Views from Woodward overlooked Frank Lloyd Wright’s Robie House on the other side of 58th Street, and in 1968 students could see from their rooms the South Side riots on the Midway, in which the National Guard confronted local gangs following the assassination of Dr. Martin Luther King, Jr.

The buildings themselves were known to have had bleak basements, small rooms, cinderblock walls, and incredibly poor acoustics, not to mention a lack of temperature control that left rooms freezing in the winter and scorching in the late spring and early autumn.
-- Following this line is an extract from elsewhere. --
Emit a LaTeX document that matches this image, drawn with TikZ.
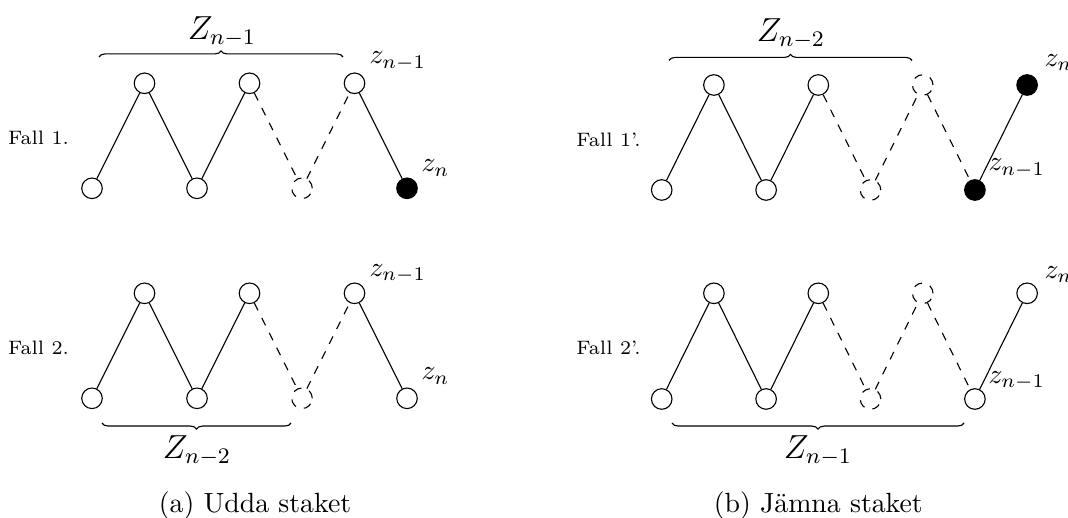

Despite the architectural failings, students who lived in Woodward remember fondly the social relationships developed in those dank, darkly lit rooms and traditions like the Woodward Court Lectures, sponsored by then-Resident Master Izaak Wirszup, a mathematician in the College. Wirszup brought in such acclaimed scholars as physicist Subrahmanyan Chandrasekhar and philosopher Mortimer Adler for periodic lectures, a tradition that continues to this day as the Wirszup Lectures, under current Max Palveksy Resident Masters David and Kris Wray.

Woodward Court was demolished in 2002 to make room for the Harper Center, and Wallace, Flint, Rickert, and Harper—soon to be renamed Woodward, in homage to the felled dorm—Houses and their students moved to the recently completed Max Palevsky Residential Commons.